Pour autant, le raisonnement qui suit est assez surprenant. En effet, la Cour d’appel relève que le titulaire du compte :

 

  • A réalisé des opérations régulières de conversion de cryptomonnaies (environ 900, soit une moyenne de 3 opérations par jour) entre novembre 2017 et août 2018, lui ayant procuré un gain minimum au 23 août 2018 de plus de 300 000 euros ;

 

  • A rejoint une fondation à but non lucratif dédiée au développement du protocole NEM, qui est une « plateforme de services basés sur la technologie blockchain.

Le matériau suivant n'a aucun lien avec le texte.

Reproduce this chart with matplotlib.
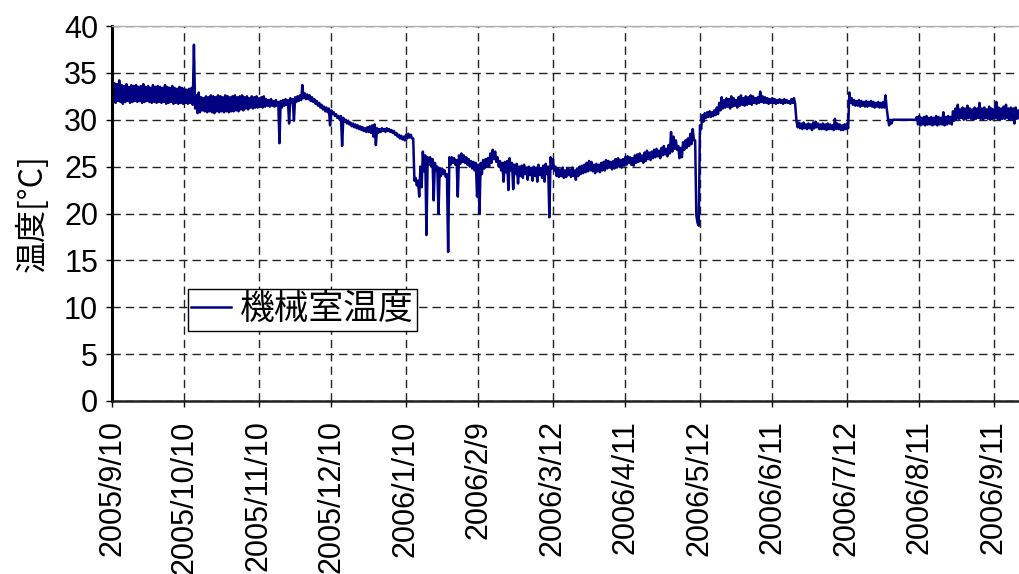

Le protocole inclut des systèmes de paiement multi-signatures (sécurise les fonds communautaires), messagerie, fabrication d’actifs (ou de tokens dérivés en sidechain), et de noms de domaines (à l’image du réseau internet mondial) » , dont il a été membre du Conseil d’administration ;

 

  • A reçu, après avoir participé au développement de ce protocole, un don de 2 250 000 XEM, crypto-monnaie liée au protocole NEM ;

 

  • A participé au développement d’un autre protocole lié et à la rédaction du livre blanc d’un autre projet crypto lié ;

 

  • A réalisé des opérations de conversion s’apparentant à des activités d’achat-vente lui ayant procuré des profits ;

 

  • Ne justifie pas exercer une activité professionnelle quelconque, l’importance des sommes qu’il a reçu en créant son portefeuille de crypto-monnaies laissant présumer qu’il s’agissait de sa seule source de revenus.

 

Pour autant, la Cour énonce clairement que ces éléments de fait, laissant à penser que l’ouverture du compte sur la plateforme est bien en lien avec une activité qualifiable de professionnel, sont insuffisants à lui dénier la qualité de consommateur dès lors qu’il n’a pas déclaré officiellement cette activité et ne l’a pas non plus exercée au bénéfice de tiers, cette activité s’inscrit donc « dans le cadre de la gestion d’un patrimoine privé ».

 

Plus encore, la Cour relève que s’il est indéniable que le titulaire dispose de connaissances particulières en crypto-monnaies, il a participé au développement du projet NEM à titre bénévole, le don de XEM ne constituant visiblement pas une rémunération à ses yeux.

 

Elle conclue enfin énonçant que

 

« C’est, en conséquence, à tort, que le premier juge a considéré que l’opération financière réalisée par Monsieur Z-F et au cours de laquelle il a été victime d’un piratage conduisant au débit de son compte de plus de 300 000 euros s’inscrivait dans un cadre professionnel, l’excluant des dispositions protectrices concédées aux consommateurs et a donc déclaré incompétent le tribunal judiciaire de Montpellier pour statuer sur le litige. La décision entreprise doit donc être infirmée en toutes ses dispositions.

 

Statuant à nouveau et Monsieur Z-F ayant bien la qualité de simple consommateur excluant l’application de la clause attributive de compétence contenue dans le contrat liant les parties ».

 

A voir ce que le Tribunal décidera sur le fond du dossier.